4. Sloppy gear change? Gear stick floundering around in a sea of mud? I recommend Delfin Designs gear linkage kit together with the renewal of the input shaft bush as a precaution, the owner, I now understand suffering from health problems, maligned by some, but not by me. Catch him on the right day, get on the right side of him, you won’t be disappointed by the results.

5. Exhaust manifold to engine block puffing, van over 10 years old? No luck with breaker’s yards? Have it taken off, welded and ground to suit. It’s quicker and cheaper! 
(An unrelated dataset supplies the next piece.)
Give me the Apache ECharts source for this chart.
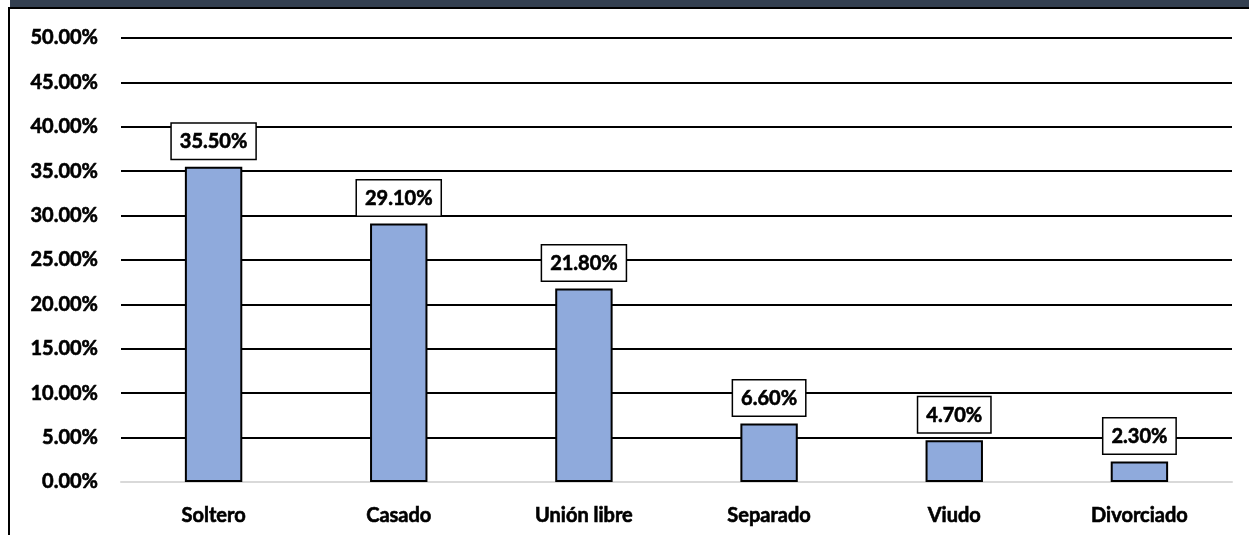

6. Failed the MOT smoke test? Can’t find OEM replacements? I recommend Swadlincote Diesel; they will rebuild your injectors using suitable injectors from a similar engine and mail them back to you in no time.

7. Electrics not charging enough for total load, try checking for earth faults, engine to bodywork. It’s a typical problem with the older Fiat units.

That’s all for now……Another glass of red from my last trip to France is called for......Regards Geoff123.


----------



## Mikemoss (Sep 5, 2005)

What an excellent post! Although the subject matter is directly relevant to me, it will be to many people and I think it's a shining example of how a forum can provide genuinely useful first-hand knowledge and experience.

Great stuff!


----------



## dragabed (May 24, 2008)

*http://www.motorhomefacts.com/ftopic-112391-0-days0-orderasc*

can only agrrst classee with mikemoss
first class


----------